Condom Relay Races for 11-Year-Old Schoolgirls - CA Parents Outraged Over New Explicit Sex Lessons
Although schools are now in summer recess in almost every part of the country, there are more than a few parents in California who would like to "take a few of their school administrators to school."
Many parents are outraged at the newly approved sex education materials that are now being taught in public schools.
One parent even said her child's school was going to use the new curriculum featuring condom relay races for both 11-year-old girls and boys, during which they will be taught how to put a condom on a model of an adult male, according to The Christian Post.
"It's shocking," Rebecca Friedrichs, the founder of For Kids & Country told the CP.
The parent told Friedrichs about the new sex education lessons slated for her child's school back in 2013.
"I always tell people that the scary thing is, I'll give radio interviews and I can't even say on the radio things that are being taught in our elementary and middle school classrooms in mixed company. There's something very wrong there," she said.
As CBN News reported in May, the state of California was ready to adopt a no-holds-barred K-12 health curriculum that teaches children as young as kindergarten about gender identity issues and talks explicitly with high school students about every imaginable sex act.
Even though the State Board of Education had been taking public comment on the curriculum for months and despite protests from various parent and conservative groups, the administrators chose to adopt the new curriculum.
A new 18,000-member parent group, Informed Parents of California (IPOC), protested against curriculum during a May 8 rally at the state capitol.
IPOC co-founder Stephanie Yates calls the curriculum "downright sickening.
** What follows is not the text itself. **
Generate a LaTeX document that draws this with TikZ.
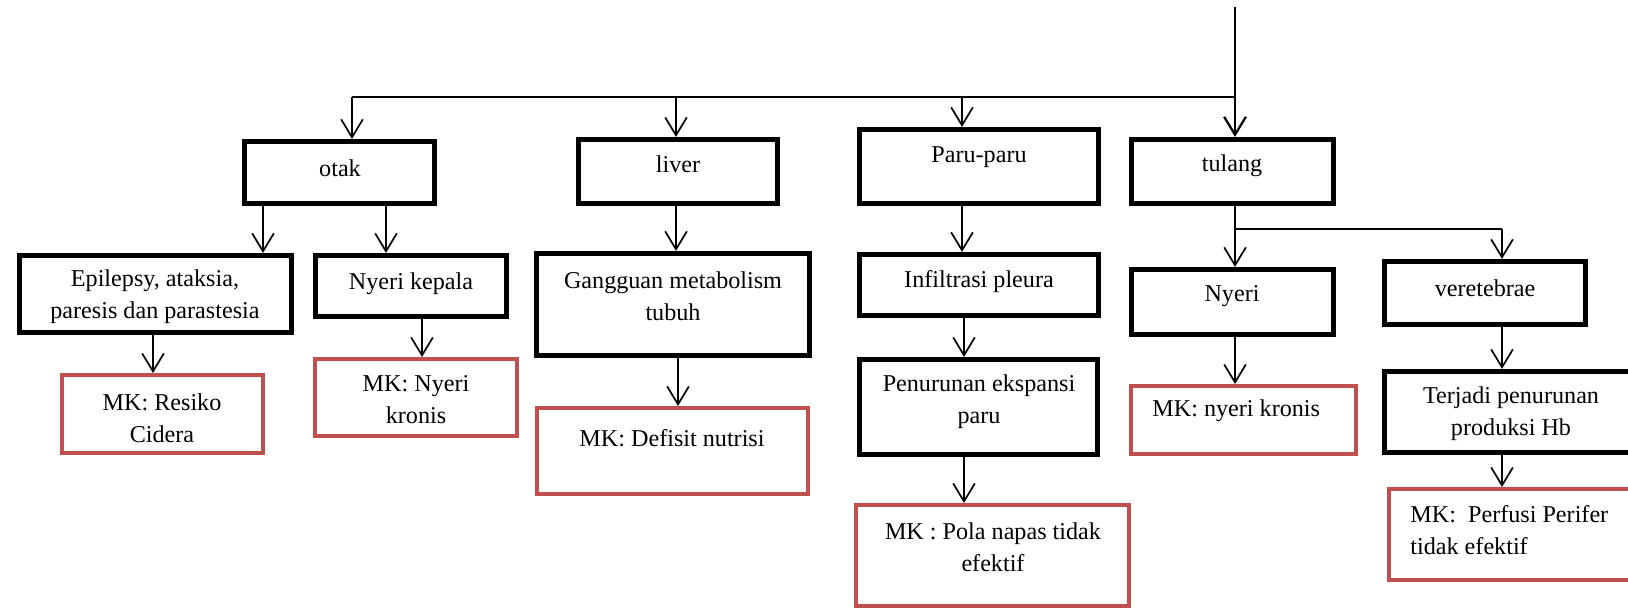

It's dangerous. It's reckless and it will destroy our children's physical, emotional and mental health," she said.
The curriculum draws on guidance from the California Healthy Youth Act, which took effect in 2016. It requires "comprehensive" sex education for students in middle and high school but also allows them to opt-out if their parent or guardian makes a request in writing.
Friedrichs told the CP no one believes it until they see the sex ed teaching materials.
"Now that we've been able to help parents to understand what's actually in the curriculum and they're viewing it for themselves, they see the urgent need to rescue the kids," she said. "Now there's a groundswell of parents that's growing fast and fighting back."